Research project will shed light on contemporary inequality

Dr Mareike Beck has joined the Department of European and International Studies to work on a new project.

European and International Studies is based in the Virginia Woolf Building
European and International Studies is based in the Virginia Woolf Building

Dr Beck has been awarded a Leverhulme Early Career Fellowship and will work on a project entitled Asset-based Inequality in the Age of Asset Management.

Since the 2000s, individual asset ownership (like housing and stocks) has become key to everyday life and social stratification in the US and UK. However, political economists have made little progress in theorising how this trend corresponds to new forms of asset-based inequality.

Focusing on housing, the project will investigate how financial assets affect households differently, depending on their place within the income distribution. The work will theorise how everyday asset management interacts with global asset management to produce new forms of asset-based inequality.
Dr Beck hopes the project will make a major empirical and theoretical contribution to understanding contemporary inequality.

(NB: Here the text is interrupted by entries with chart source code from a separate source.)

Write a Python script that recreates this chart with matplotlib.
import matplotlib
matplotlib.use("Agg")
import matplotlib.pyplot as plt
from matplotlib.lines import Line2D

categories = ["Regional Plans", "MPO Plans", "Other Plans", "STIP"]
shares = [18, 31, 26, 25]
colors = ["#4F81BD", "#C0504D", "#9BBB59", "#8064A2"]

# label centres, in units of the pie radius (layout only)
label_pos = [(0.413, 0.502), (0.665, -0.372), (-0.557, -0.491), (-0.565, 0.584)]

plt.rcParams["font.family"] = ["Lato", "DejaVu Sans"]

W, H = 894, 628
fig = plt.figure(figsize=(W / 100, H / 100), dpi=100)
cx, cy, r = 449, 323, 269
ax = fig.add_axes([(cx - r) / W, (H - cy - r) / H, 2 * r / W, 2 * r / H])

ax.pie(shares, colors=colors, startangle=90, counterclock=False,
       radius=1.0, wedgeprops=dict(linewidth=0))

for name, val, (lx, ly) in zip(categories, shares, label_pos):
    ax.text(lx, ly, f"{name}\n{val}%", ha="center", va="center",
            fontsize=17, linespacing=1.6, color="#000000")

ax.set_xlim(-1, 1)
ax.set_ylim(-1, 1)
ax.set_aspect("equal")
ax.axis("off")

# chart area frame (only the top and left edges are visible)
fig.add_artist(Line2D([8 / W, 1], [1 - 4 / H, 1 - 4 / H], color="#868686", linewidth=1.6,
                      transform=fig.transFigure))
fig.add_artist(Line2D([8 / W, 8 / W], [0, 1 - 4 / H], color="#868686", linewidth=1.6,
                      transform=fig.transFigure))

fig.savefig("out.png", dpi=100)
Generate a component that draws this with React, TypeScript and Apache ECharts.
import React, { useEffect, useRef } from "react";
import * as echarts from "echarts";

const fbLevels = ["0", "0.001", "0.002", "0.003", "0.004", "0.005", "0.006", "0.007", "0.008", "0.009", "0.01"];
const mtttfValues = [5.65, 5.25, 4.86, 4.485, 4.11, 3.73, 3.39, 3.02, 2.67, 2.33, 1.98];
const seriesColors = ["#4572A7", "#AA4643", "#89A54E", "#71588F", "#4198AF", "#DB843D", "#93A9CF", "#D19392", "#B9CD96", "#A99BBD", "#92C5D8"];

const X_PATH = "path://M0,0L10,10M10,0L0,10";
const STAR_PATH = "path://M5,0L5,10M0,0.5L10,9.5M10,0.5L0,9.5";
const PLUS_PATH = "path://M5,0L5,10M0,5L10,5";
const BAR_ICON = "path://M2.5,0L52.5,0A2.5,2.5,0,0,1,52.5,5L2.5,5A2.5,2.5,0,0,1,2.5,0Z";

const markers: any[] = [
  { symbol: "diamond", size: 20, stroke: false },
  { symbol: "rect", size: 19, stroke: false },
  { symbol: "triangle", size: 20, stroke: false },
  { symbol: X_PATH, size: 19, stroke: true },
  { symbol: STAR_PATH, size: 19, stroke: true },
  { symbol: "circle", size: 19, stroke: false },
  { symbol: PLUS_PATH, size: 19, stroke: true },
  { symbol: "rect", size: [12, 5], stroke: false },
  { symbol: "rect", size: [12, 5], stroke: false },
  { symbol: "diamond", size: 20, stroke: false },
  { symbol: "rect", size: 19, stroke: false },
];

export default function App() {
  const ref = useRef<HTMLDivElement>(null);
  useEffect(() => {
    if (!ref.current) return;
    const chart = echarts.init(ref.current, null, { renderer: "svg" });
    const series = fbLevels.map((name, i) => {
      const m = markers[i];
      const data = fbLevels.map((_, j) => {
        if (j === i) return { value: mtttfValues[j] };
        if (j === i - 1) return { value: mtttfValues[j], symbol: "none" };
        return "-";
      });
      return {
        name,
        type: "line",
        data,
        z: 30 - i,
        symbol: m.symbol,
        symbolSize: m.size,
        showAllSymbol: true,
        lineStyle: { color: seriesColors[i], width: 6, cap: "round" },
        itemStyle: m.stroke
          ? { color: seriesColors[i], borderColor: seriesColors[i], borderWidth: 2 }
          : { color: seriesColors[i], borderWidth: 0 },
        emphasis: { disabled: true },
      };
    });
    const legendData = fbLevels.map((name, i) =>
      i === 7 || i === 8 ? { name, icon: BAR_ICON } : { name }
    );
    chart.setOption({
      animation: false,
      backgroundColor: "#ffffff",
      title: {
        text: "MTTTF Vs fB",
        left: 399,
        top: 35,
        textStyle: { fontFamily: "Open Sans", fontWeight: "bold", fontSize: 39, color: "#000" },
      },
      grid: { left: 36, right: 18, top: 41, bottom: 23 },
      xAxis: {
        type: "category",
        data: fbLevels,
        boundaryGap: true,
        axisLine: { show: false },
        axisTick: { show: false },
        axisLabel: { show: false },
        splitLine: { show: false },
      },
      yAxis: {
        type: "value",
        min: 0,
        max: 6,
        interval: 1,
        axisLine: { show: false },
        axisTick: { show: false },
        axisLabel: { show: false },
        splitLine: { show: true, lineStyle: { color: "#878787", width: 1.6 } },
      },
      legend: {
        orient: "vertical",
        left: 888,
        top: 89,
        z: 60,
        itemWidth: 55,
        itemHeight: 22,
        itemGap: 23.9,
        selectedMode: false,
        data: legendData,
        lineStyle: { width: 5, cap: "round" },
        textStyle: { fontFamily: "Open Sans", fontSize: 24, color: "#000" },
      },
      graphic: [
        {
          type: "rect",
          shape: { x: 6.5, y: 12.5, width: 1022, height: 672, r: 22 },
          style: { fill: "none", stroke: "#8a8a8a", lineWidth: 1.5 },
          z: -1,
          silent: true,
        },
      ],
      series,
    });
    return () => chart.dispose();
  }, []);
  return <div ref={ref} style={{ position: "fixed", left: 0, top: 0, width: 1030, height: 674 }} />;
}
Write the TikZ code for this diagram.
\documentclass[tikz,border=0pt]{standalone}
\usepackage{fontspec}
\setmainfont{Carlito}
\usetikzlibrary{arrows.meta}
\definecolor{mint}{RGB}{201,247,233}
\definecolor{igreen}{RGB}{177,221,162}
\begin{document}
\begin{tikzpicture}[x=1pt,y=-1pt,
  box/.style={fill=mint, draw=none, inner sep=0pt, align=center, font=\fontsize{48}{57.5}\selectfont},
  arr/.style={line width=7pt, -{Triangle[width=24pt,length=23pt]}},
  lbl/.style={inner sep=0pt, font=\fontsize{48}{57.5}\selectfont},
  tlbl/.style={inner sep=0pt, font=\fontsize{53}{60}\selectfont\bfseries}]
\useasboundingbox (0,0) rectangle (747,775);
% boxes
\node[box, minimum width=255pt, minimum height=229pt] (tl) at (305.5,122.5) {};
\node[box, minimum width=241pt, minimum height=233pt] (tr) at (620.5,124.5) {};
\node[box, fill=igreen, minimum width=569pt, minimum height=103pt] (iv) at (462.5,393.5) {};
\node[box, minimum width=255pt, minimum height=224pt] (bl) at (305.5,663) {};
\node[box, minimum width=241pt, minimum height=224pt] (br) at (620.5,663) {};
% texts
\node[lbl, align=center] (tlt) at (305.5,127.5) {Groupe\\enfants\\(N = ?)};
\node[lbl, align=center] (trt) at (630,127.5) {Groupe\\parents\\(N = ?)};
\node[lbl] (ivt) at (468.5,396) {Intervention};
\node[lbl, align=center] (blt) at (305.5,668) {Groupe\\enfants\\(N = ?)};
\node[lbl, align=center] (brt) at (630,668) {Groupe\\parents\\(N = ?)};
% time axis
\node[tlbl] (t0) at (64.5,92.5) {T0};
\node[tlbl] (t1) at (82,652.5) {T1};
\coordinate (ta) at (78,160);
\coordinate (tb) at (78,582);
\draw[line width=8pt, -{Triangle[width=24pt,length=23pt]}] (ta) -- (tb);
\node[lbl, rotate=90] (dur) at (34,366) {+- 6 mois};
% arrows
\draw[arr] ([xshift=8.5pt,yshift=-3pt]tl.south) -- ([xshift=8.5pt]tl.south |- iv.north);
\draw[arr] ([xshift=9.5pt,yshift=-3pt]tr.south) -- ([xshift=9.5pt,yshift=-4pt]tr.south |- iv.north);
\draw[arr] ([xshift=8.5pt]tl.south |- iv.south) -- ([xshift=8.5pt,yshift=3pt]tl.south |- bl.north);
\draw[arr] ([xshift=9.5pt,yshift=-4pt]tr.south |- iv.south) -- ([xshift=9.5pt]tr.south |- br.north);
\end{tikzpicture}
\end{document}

Dr Beck completed her PhD, entitled German Banking and the Rise of Financial Capitalism, A Case of Extraverted Financialisation, at the University of Sussex. Her areas of research focus on feminist political economy, financialisation and banking. She combines these areas to develop a social history of finance that zooms in on the role of households and banks as drivers for financial innovation and new forms of inequality.

She currently works with Dr Johnna Montgomerie, head of the department, on the project Opening the Black-Box of the Household: qualitative investigation into ideas and practices of cultures of expertise, which is being funded by the Economic and Social Research Council.